The West Yorkshire Promise will give all young people aged 14-24 the chance to develop essential skills and access personalised careers support to help them move confidently into further learning, training and good work.
In a rapidly changing labour market, it aims to significantly reduce the numbers of young people not in education, employment or training and youth unemployment.
It will improve educational outcomes and help young people better understand the opportunities available to them, giving them increased confidence and aspiration around careers and the skills needed for the current and future economy.
We will create a lifelong system of learning, skills and creativity that supports our residents at every age and every stage of life.
We want to reduce the number of residents with low or no qualifications, increase A level equivalent and beyond, raise employment and the quality of jobs, narrow income and opportunity gaps, and boost business start-ups.

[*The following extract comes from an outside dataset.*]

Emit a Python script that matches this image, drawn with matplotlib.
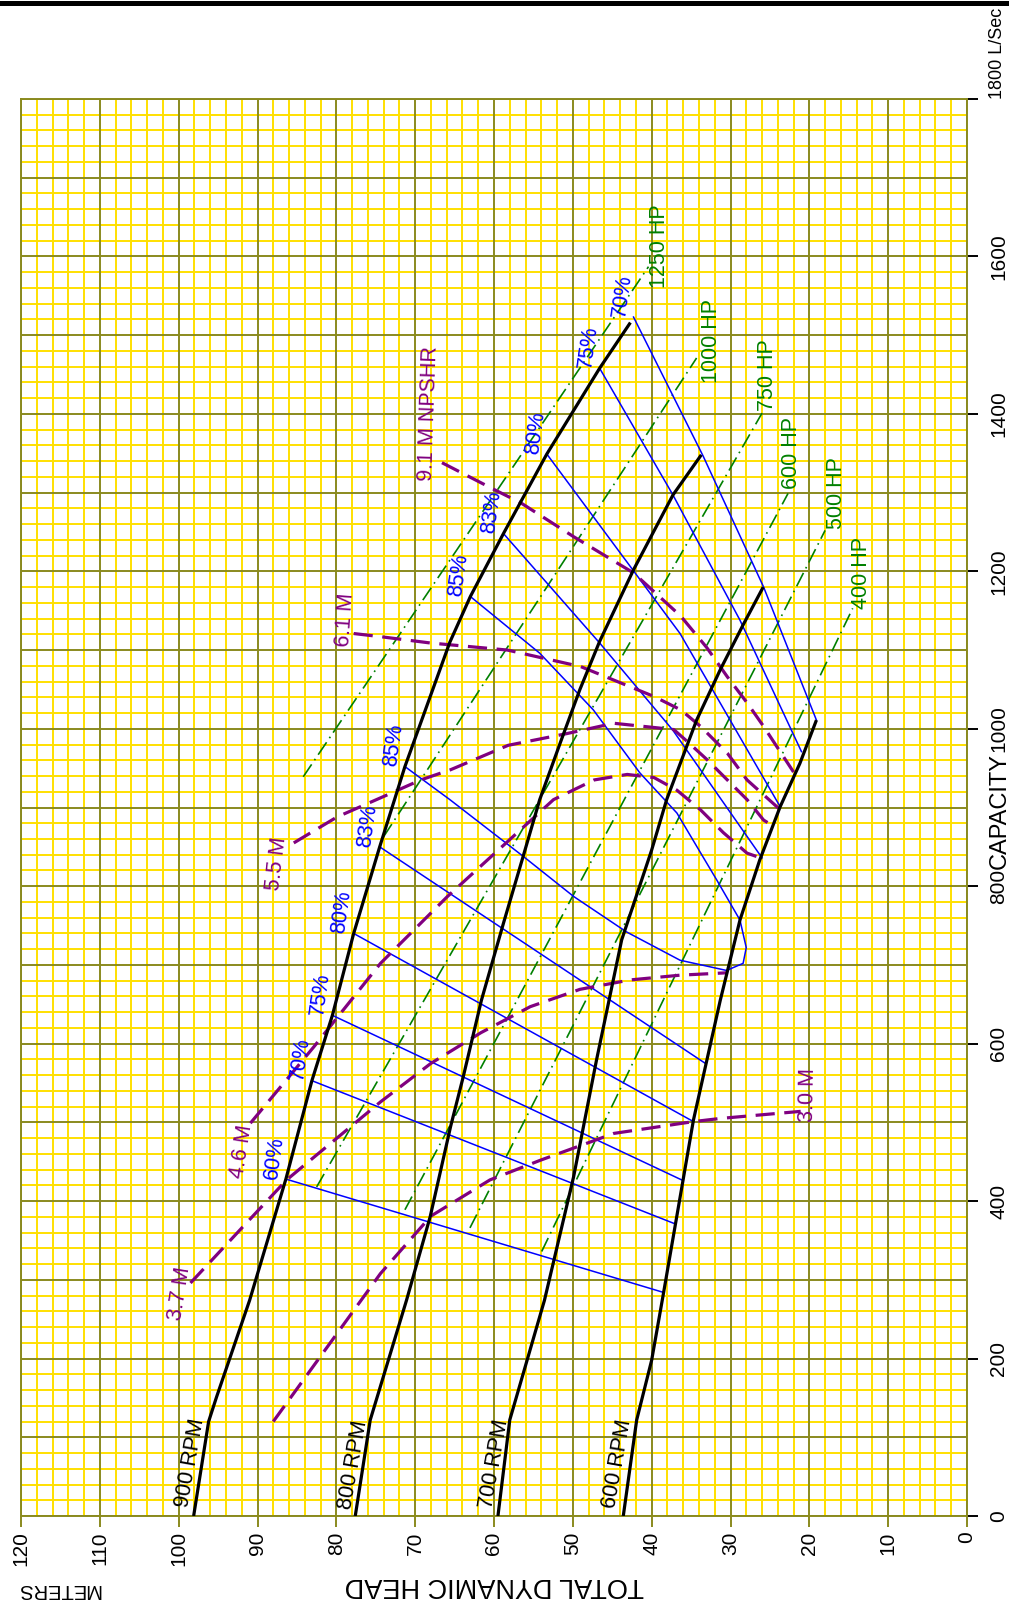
import matplotlib
matplotlib.use("Agg")
import matplotlib.pyplot as plt
from matplotlib.lines import Line2D
from matplotlib import font_manager

plt.rcParams['font.family'] = ['Liberation Sans', 'DejaVu Sans']

# speed curves: capacity (L/s) and total dynamic head (m)
rpm900_q = [0, 120, 151, 274, 428, 553, 636, 740, 850, 952, 1110, 1168, 1248, 1349, 1458, 1516]
rpm900_h = [98.1, 96.2, 95.2, 91.0, 86.4, 83.1, 80.5, 77.8, 74.5, 71.3, 65.6, 63.0, 58.8, 53.3, 46.6, 42.7]
rpm800_q = [0, 122, 274, 380, 495, 558, 655, 753, 838, 910, 982, 1050, 1111, 1202, 1297, 1348]
rpm800_h = [77.6, 75.7, 71.1, 68.1, 65.5, 63.9, 61.6, 58.8, 56.3, 54.2, 51.6, 49.1, 46.6, 42.3, 37.3, 33.7]
rpm700_q = [0, 122, 274, 431, 579, 732, 846, 910, 1011, 1075, 1132, 1180]
rpm700_h = [59.5, 58.0, 53.6, 49.9, 47.0, 43.8, 40.0, 38.1, 34.3, 31.3, 28.4, 25.85]
rpm600_q = [0, 122, 198, 283, 503, 579, 655, 757, 833, 901, 956, 1011]
rpm600_h = [43.6, 41.9, 40.0, 38.5, 34.7, 33.0, 31.3, 28.8, 26.3, 23.7, 21.2, 19.1]
rpm_labels = ["900 RPM", "800 RPM", "700 RPM", "600 RPM"]
rpm_label_h = [98.5, 77.85, 60.0, 44.3]
rpm_label_q = [68, 65, 66, 66]

# efficiency lines
eff60_q = [428, 284]
eff60_h = [86.4, 38.5]
eff70_q = [553, 371]
eff70_h = [83.1, 37.0]
eff75_q = [636, 426]
eff75_h = [80.5, 36.0]
eff80_q = [740, 501]
eff80_h = [77.8, 34.7]
eff83_q = [850, 575]
eff83_h = [74.5, 33.2]
eff85_q = [952, 910, 838, 787, 742, 706, 693, 702, 722, 757, 808, 893, 944, 1024, 1096, 1168]
eff85_h = [71.3, 65.6, 56.3, 49.9, 43.2, 36.4, 30.5, 28.4, 28.0, 28.8, 31.75, 36.8, 41.5, 47.4, 54.2, 63.0]
eff83r_q = [1248, 1109, 998, 836]
eff83r_h = [58.8, 46.6, 37.3, 26.0]
eff80r_q = [1349, 1121, 901]
eff80r_h = [53.3, 36.4, 23.7]
eff75r_q = [1458, 1297, 1138, 971]
eff75r_h = [46.6, 37.3, 28.8, 21.0]
eff70r_q = [1523, 1346, 1180, 1011]
eff70r_h = [42.3, 33.45, 25.8, 19.1]
eff_labels = ["60%", "70%", "75%", "80%", "83%", "85%", "85%", "83%", "80%", "75%", "70%"]
eff_label_h = [86.4, 83.1, 80.5, 77.8, 74.5, 71.3, 63.0, 58.8, 53.3, 46.6, 42.3]
eff_label_q = [428, 553, 636, 740, 850, 952, 1168, 1248, 1349, 1458, 1523]

# NPSHR curves
npsh30_q = [120, 308, 381, 427, 452, 486, 501, 505, 514]
npsh30_h = [88.0, 74.4, 68.0, 60.5, 54.1, 44.8, 34.7, 31.3, 21.1]
npsh37_q = [296, 427, 526, 575, 614, 647, 669, 681, 687, 690]
npsh37_h = [98.5, 86.3, 74.4, 68.0, 61.65, 55.4, 49.1, 42.7, 36.4, 30.5]
npsh46_q = [499, 596, 702, 787, 910, 935, 942, 938, 922, 897, 868, 842, 836]
npsh46_h = [90.9, 82.85, 74.4, 65.9, 52.45, 47.3, 43.1, 39.7, 36.8, 33.8, 30.9, 27.9, 26.2]
npsh55_q = [855, 888, 914, 935, 948, 979, 994, 1007, 999, 984, 961, 935, 910, 884, 876]
npsh55_h = [85.4, 79.9, 74.0, 69.3, 65.5, 58.2, 50.7, 44.8, 37.2, 35.5, 33.0, 30.4, 27.9, 25.8, 24.5]
npsh61_q = [1121, 1117, 1109, 1100, 1079, 1041, 1024, 1003, 969, 935, 899]
npsh61_h = [77.8, 74.4, 68.1, 58.3, 49.0, 39.7, 36.3, 33.8, 30.4, 27.9, 23.9]
npsh91_q = [1338, 1304, 1287, 1244, 1198, 1143, 1103, 1066, 1033, 1003, 977, 945]
npsh91_h = [66.6, 60.0, 56.6, 49.9, 42.3, 36.3, 33.0, 30.4, 27.9, 25.8, 24.1, 22.0]
npsh_labels = ["3.0 M", "3.7 M", "4.6 M", "5.5 M", "6.1 M", "9.1 M NPSHR"]
npsh_label_h = [20.2, 99.8, 92.0, 87.5, 78.8, 68.25]
npsh_label_q = [535, 283, 463, 828, 1138, 1401]
npsh_label_rot = [89, 81, 81, 83, 86, 88]

# horsepower lines
hp1250_q = [939, 1587]
hp1250_h = [84.2, 40.4]
hp1000_q = [863, 1471]
hp1000_h = [74.0, 34.3]
hp750_q = [418, 1401]
hp750_h = [82.5, 26.0]
hp600_q = [389, 1299]
hp600_h = [71.3, 22.7]
hp500_q = [366, 1252]
hp500_h = [63.05, 18.0]
hp400_q = [336, 1153]
hp400_h = [53.95, 14.5]
hp_labels = ["1250 HP", "1000 HP", "750 HP", "600 HP", "500 HP", "400 HP"]
hp_label_h = [38.95, 32.4, 25.3, 22.2, 16.5, 13.4]
hp_label_q = [1613, 1493, 1449, 1350, 1299, 1198]

head_ticks = list(range(0, 121, 10))
cap_ticks = list(range(0, 1801, 200))
cap_tick_labels = [str(c) for c in cap_ticks[:-1]] + ["1800 L/Sec"]

YELLOW = "#ffe000"
OLIVE = "#8a8a1e"
BLUE = "#0000ff"
GREEN = "#008000"
PURPLE = "#800080"

# axis titles look like a narrow face; use it if it is there
installed = {f.name for f in font_manager.fontManager.ttflist}
if "Liberation Sans Narrow" in installed:
    title_font = dict(family="Liberation Sans Narrow", fontsize=23.5)
    cap_font = dict(family="Liberation Sans Narrow", fontsize=20.5)
    meters_font = dict(family="Liberation Sans Narrow", fontsize=17)
else:
    title_font = dict(family="Liberation Sans", fontsize=19.5)
    cap_font = dict(family="Liberation Sans", fontsize=17)
    meters_font = dict(family="Liberation Sans", fontsize=14.5)

fig = plt.figure(figsize=(10.09, 16.03), dpi=100)
ax = fig.add_axes([21 / 1009, 1 - 1516 / 1603, 946 / 1009, 1417 / 1603])
ax.set_xlim(120, 0)
ax.set_ylim(0, 1800)

# graph paper
for h in range(0, 121, 2):
    if h % 10:
        ax.axvline(h, color=YELLOW, lw=1.4, zorder=0)
for q in range(0, 1801, 20):
    if q % 100:
        ax.axhline(q, color=YELLOW, lw=1.4, zorder=0)
for h in range(0, 121, 10):
    ax.axvline(h, color=OLIVE, lw=1.4, zorder=0.5)
for q in range(0, 1801, 100):
    ax.axhline(q, color=OLIVE, lw=1.4, zorder=0.5)

for s in ax.spines.values():
    s.set_color(OLIVE)
    s.set_linewidth(1.4)

# horsepower lines
hp_style = (0, (9, 3, 1, 3))
for q, h in [(hp1250_q, hp1250_h), (hp1000_q, hp1000_h), (hp750_q, hp750_h),
             (hp600_q, hp600_h), (hp500_q, hp500_h), (hp400_q, hp400_h)]:
    ax.plot(h, q, color=GREEN, lw=1.2, linestyle=hp_style, zorder=2)
for t, h, q in zip(hp_labels, hp_label_h, hp_label_q):
    ax.text(h, q, t, color=GREEN, fontsize=15.5, rotation=90, ha="center", va="center", zorder=6)

# efficiency lines
for q, h in [(eff60_q, eff60_h), (eff70_q, eff70_h), (eff75_q, eff75_h), (eff80_q, eff80_h),
             (eff83_q, eff83_h), (eff85_q, eff85_h), (eff83r_q, eff83r_h), (eff80r_q, eff80r_h),
             (eff75r_q, eff75r_h), (eff70r_q, eff70r_h)]:
    ax.plot(h, q, color=BLUE, lw=1.1, zorder=3)
for t, h, q in zip(eff_labels, eff_label_h, eff_label_q):
    ax.annotate(t, xy=(h, q), xytext=(-3, -1), textcoords="offset points", color=BLUE,
                fontsize=15.5, rotation=82, rotation_mode="anchor", ha="left", va="bottom", zorder=6)

# NPSHR curves
for q, h in [(npsh30_q, npsh30_h), (npsh37_q, npsh37_h), (npsh46_q, npsh46_h),
             (npsh55_q, npsh55_h), (npsh61_q, npsh61_h), (npsh91_q, npsh91_h)]:
    ax.plot(h, q, color=PURPLE, lw=2.3, linestyle=(0, (6, 3)), zorder=4)
for t, h, q, r in zip(npsh_labels, npsh_label_h, npsh_label_q, npsh_label_rot):
    ax.text(h, q, t, color=PURPLE, fontsize=15.5, rotation=r, rotation_mode="anchor",
            ha="center", va="center", zorder=6)

# speed curves
for q, h in [(rpm900_q, rpm900_h), (rpm800_q, rpm800_h), (rpm700_q, rpm700_h), (rpm600_q, rpm600_h)]:
    ax.plot(h, q, color="black", lw=2.3, zorder=5, solid_capstyle="butt")
for t, h, q in zip(rpm_labels, rpm_label_h, rpm_label_q):
    ax.text(h, q, t, color="black", fontsize=15.5, rotation=80, rotation_mode="anchor",
            ha="center", va="center", zorder=6)

# axes
ax.set_xticks(head_ticks)
ax.set_xticklabels([str(h) for h in head_ticks])
ax.tick_params(axis="x", direction="out", length=8, width=1.4, color=OLIVE,
               labelsize=15, labelrotation=90, pad=3)
ax.yaxis.tick_right()
ax.set_yticks(cap_ticks)
ax.set_yticklabels(cap_tick_labels)
ax.tick_params(axis="y", direction="out", length=8, width=1.4, color="black",
               labelsize=15, labelrotation=90, pad=8)
for lab in ax.get_yticklabels():
    lab.set_va("center")
top_lab = ax.get_yticklabels()[-1]
top_lab.set_va("bottom")
top_lab.set_fontsize(13)
ax.minorticks_off()

fig.text(494 / 1009, 1 - 1585 / 1603, "TOTAL DYNAMIC HEAD", rotation=180,
         ha="center", va="center", **title_font)
fig.text(59 / 1009, 1 - 1589 / 1603, "METERS", rotation=180, ha="center", va="center", **meters_font)
fig.text(1000 / 1009, 1 - 811 / 1603, "CAPACITY", rotation=90, ha="center", va="center", **cap_font)

fig.add_artist(Line2D([0, 1], [1 - 2.5 / 1603, 1 - 2.5 / 1603], color="black", lw=3.6,
                      transform=fig.transFigure))

fig.savefig("out.png", dpi=100)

By linking learning to wellbeing, culture and creativity, we will support fuller, more resilient lives and a healthier, happier workforce.
We will support employers to invest in training and skills, adopt fair work practices and build inclusive workplaces, while creating a culture of innovation that boosts business productivity and good growth.
We want to increase the number of businesses providing training and the number of apprenticeship starts across the region, while connecting employers with a diverse, future-ready talent pipeline.
This will create more good jobs, reduce unemployment and the number of hard-to-fill vacancies to support growth in strategic sectors, increased scale-ups and targeted investment in innovation.
The Combined Authority will lead a joined-up system change across education, skills, employment, health and business support, improving coordination, integration and responsiveness through partnerships.
We want to ensure services work better for residents and employers, improve outcomes across the different life stages our residents go through, and provide the foundation needed to deliver sustained, inclusive growth across West Yorkshire.
This will create more stable, efficient and integrated work and health systems with better support at key transition points across individual’s lives and ensure equitable access to public services and employment opportunities. It will strengthen the Further Education sector, reducing the number of hard-to-fill tutor vacancies and provide clearer, more joined-up support to businesses.